## Items from a dataset
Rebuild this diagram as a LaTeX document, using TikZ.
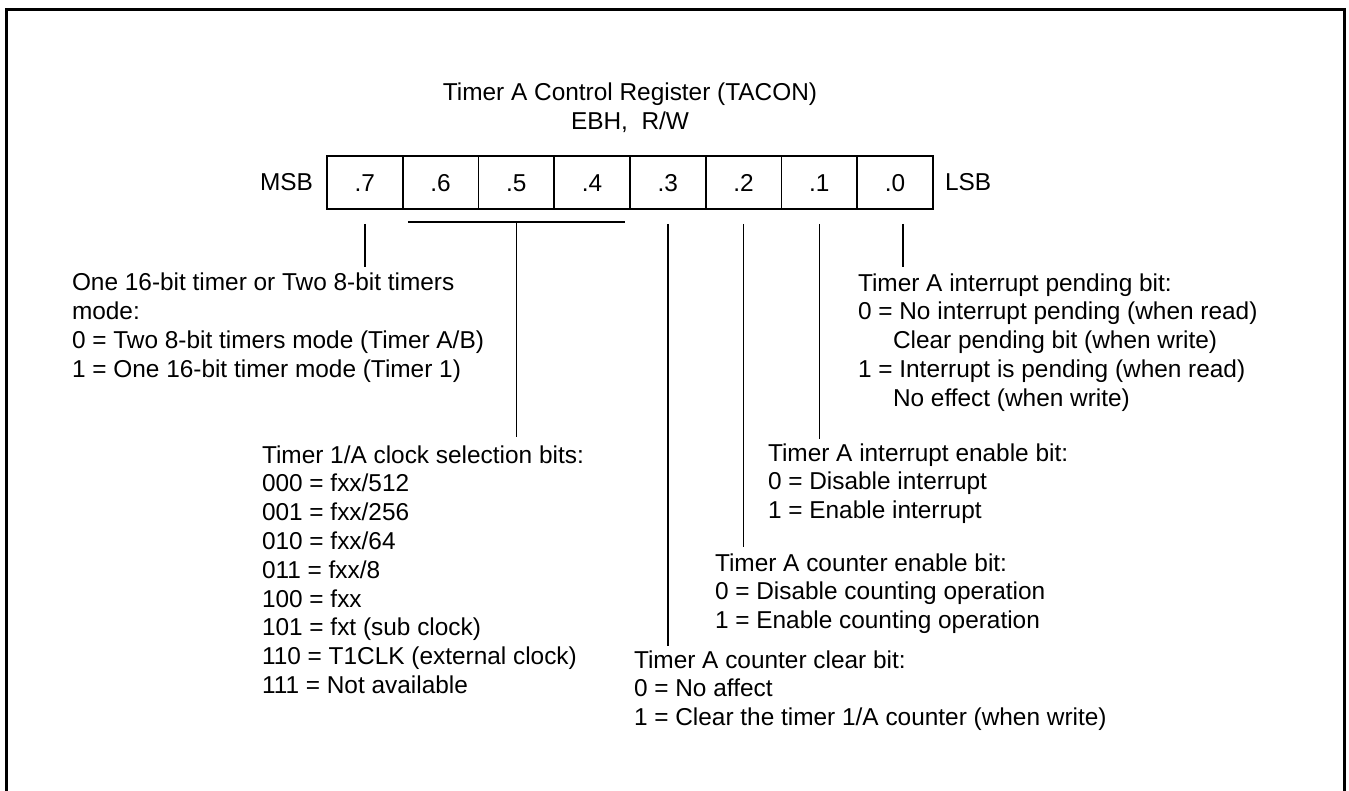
\documentclass[tikz,border=0pt]{standalone}
\usepackage{fontspec}
\setmainfont{Liberation Sans}
\usetikzlibrary{calc}
\begin{document}
\begin{tikzpicture}[x=0.75pt,y=-0.75pt,
  every node/.style={font=\fontsize{18.3}{21.6}\selectfont, inner sep=0pt, outer sep=0pt},
  frameline/.style={line width=2.25pt},
  cell/.style={draw, line width=1.3pt, minimum width=56.81pt, minimum height=39.75pt, text height=13.1pt, text depth=0pt},
  lead/.style={line width=1.1pt},
  desc/.style={align=left, anchor=base west}]
\useasboundingbox (0,0) rectangle (1349,791);
% outer frame (open at the bottom)
\draw[frameline] (6.8,791) -- (6.8,9.7) -- (1344.5,9.7) -- (1344.5,791);
% title
\node[anchor=base] (title) at (630,101) {Timer A Control Register (TACON)};
\node[anchor=base] (addr) at (630,130) {EBH,\ \ R/W};
% register cells
\foreach \b [count=\i from 0] in {7,6,5,4,3,2,1,0}
  \node[cell] (c\b) at ({327+75.75*(\i+0.5)},182.5) {.\b};
\node[anchor=east] (msb) at ($(c7.west)+(-14,0)$) {MSB};
\node[anchor=west] (lsb) at ($(c0.east)+(12,0)$) {LSB};
% descriptions (base = baseline of the last line)
\node[desc] (t7) at (72,377.4) {One 16-bit timer or Two 8-bit timers\\mode:\\0 = Two 8-bit timers mode (Timer A/B)\\1 = One 16-bit timer mode (Timer 1)};
\node[desc] (tclk) at (262,693.4) {Timer 1/A clock selection bits:\\000 = fxx/512\\001 = fxx/256\\010 = fxx/64\\011 = fxx/8\\100 = fxx\\101 = fxt (sub clock)\\110 = T1CLK (external clock)\\111 = Not available};
\node[desc] (t3) at (634,725.6) {Timer A counter clear bit:\\0 = No affect\\1 = Clear the timer 1/A counter (when write)};
\node[desc] (t2) at (715,628.6) {Timer A counter enable bit:\\0 = Disable counting operation\\1 = Enable counting operation};
\node[desc] (t1) at (768,518.6) {Timer A interrupt enable bit:\\0 = Disable interrupt\\1 = Enable interrupt};
\node[desc] (t0) at (858,406.2) {Timer A interrupt pending bit:\\0 = No interrupt pending (when read)\\\hspace*{26.25pt}Clear pending bit (when write)\\1 = Interrupt is pending (when read)\\\hspace*{26.25pt}No effect (when write)};
% leaders
\draw[lead, shorten <=11.25pt, shorten >=4.5pt] (c7.south) -- (c7.south |- t7.north);
\coordinate (brL) at ($(c6.south west)+(5,13)$);
\coordinate (brR) at ($(c4.south east)+(-5,13)$);
\coordinate (brM) at ($(brL)!0.5!(brR)$);
\draw[lead] (brL) -- (brR);
\draw[lead, shorten >=6pt] (brM) -- (brM |- tclk.north);
\draw[lead, shorten <=11.25pt, shorten >=3.5pt] (c3.south) -- (c3.south |- t3.north);
\draw[lead, shorten <=11.25pt, shorten >=5pt] (c2.south) -- (c2.south |- t2.north);
\draw[lead, shorten <=11.25pt, shorten >=3.5pt] (c1.south) -- (c1.south |- t1.north);
\draw[lead, shorten <=11.25pt, shorten >=4.5pt] ([xshift=6pt]c0.south) -- ([xshift=6pt]c0.south |- t0.north);
\end{tikzpicture}
\end{document}
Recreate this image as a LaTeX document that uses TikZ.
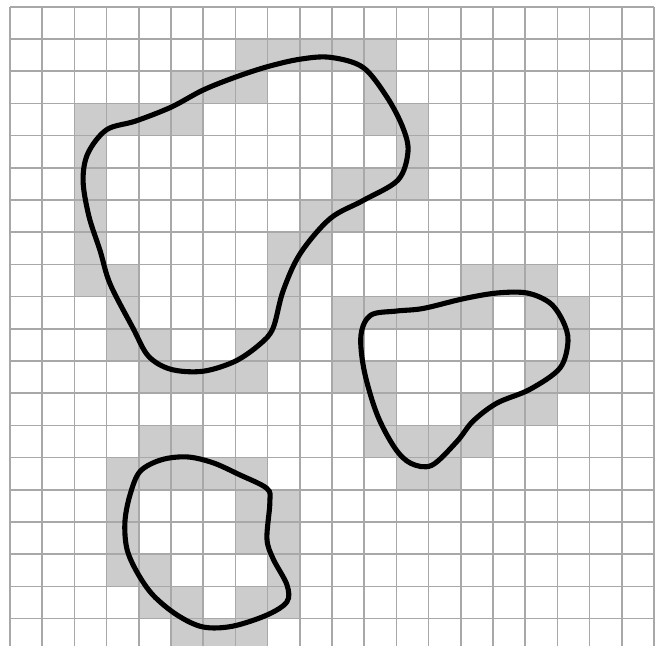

## THE REQUEST
Images should not appear in the copy; retype the listing above exactly.

## ANSWER TO THE EXERCISE
Rebuild this diagram as a LaTeX document, using TikZ.
\documentclass[tikz,border=0pt]{standalone}
\usepackage{fontspec}
\setmainfont{Liberation Sans}
\usetikzlibrary{calc}
\begin{document}
\begin{tikzpicture}[x=0.75pt,y=-0.75pt,
  every node/.style={font=\fontsize{18.3}{21.6}\selectfont, inner sep=0pt, outer sep=0pt},
  frameline/.style={line width=2.25pt},
  cell/.style={draw, line width=1.3pt, minimum width=56.81pt, minimum height=39.75pt, text height=13.1pt, text depth=0pt},
  lead/.style={line width=1.1pt},
  desc/.style={align=left, anchor=base west}]
\useasboundingbox (0,0) rectangle (1349,791);
% outer frame (open at the bottom)
\draw[frameline] (6.8,791) -- (6.8,9.7) -- (1344.5,9.7) -- (1344.5,791);
% title
\node[anchor=base] (title) at (630,101) {Timer A Control Register (TACON)};
\node[anchor=base] (addr) at (630,130) {EBH,\ \ R/W};
% register cells
\foreach \b [count=\i from 0] in {7,6,5,4,3,2,1,0}
  \node[cell] (c\b) at ({327+75.75*(\i+0.5)},182.5) {.\b};
\node[anchor=east] (msb) at ($(c7.west)+(-14,0)$) {MSB};
\node[anchor=west] (lsb) at ($(c0.east)+(12,0)$) {LSB};
% descriptions (base = baseline of the last line)
\node[desc] (t7) at (72,377.4) {One 16-bit timer or Two 8-bit timers\\mode:\\0 = Two 8-bit timers mode (Timer A/B)\\1 = One 16-bit timer mode (Timer 1)};
\node[desc] (tclk) at (262,693.4) {Timer 1/A clock selection bits:\\000 = fxx/512\\001 = fxx/256\\010 = fxx/64\\011 = fxx/8\\100 = fxx\\101 = fxt (sub clock)\\110 = T1CLK (external clock)\\111 = Not available};
\node[desc] (t3) at (634,725.6) {Timer A counter clear bit:\\0 = No affect\\1 = Clear the timer 1/A counter (when write)};
\node[desc] (t2) at (715,628.6) {Timer A counter enable bit:\\0 = Disable counting operation\\1 = Enable counting operation};
\node[desc] (t1) at (768,518.6) {Timer A interrupt enable bit:\\0 = Disable interrupt\\1 = Enable interrupt};
\node[desc] (t0) at (858,406.2) {Timer A interrupt pending bit:\\0 = No interrupt pending (when read)\\\hspace*{26.25pt}Clear pending bit (when write)\\1 = Interrupt is pending (when read)\\\hspace*{26.25pt}No effect (when write)};
% leaders
\draw[lead, shorten <=11.25pt, shorten >=4.5pt] (c7.south) -- (c7.south |- t7.north);
\coordinate (brL) at ($(c6.south west)+(5,13)$);
\coordinate (brR) at ($(c4.south east)+(-5,13)$);
\coordinate (brM) at ($(brL)!0.5!(brR)$);
\draw[lead] (brL) -- (brR);
\draw[lead, shorten >=6pt] (brM) -- (brM |- tclk.north);
\draw[lead, shorten <=11.25pt, shorten >=3.5pt] (c3.south) -- (c3.south |- t3.north);
\draw[lead, shorten <=11.25pt, shorten >=5pt] (c2.south) -- (c2.south |- t2.north);
\draw[lead, shorten <=11.25pt, shorten >=3.5pt] (c1.south) -- (c1.south |- t1.north);
\draw[lead, shorten <=11.25pt, shorten >=4.5pt] ([xshift=6pt]c0.south) -- ([xshift=6pt]c0.south |- t0.north);
\end{tikzpicture}
\end{document}
Recreate this image as a LaTeX document that uses TikZ.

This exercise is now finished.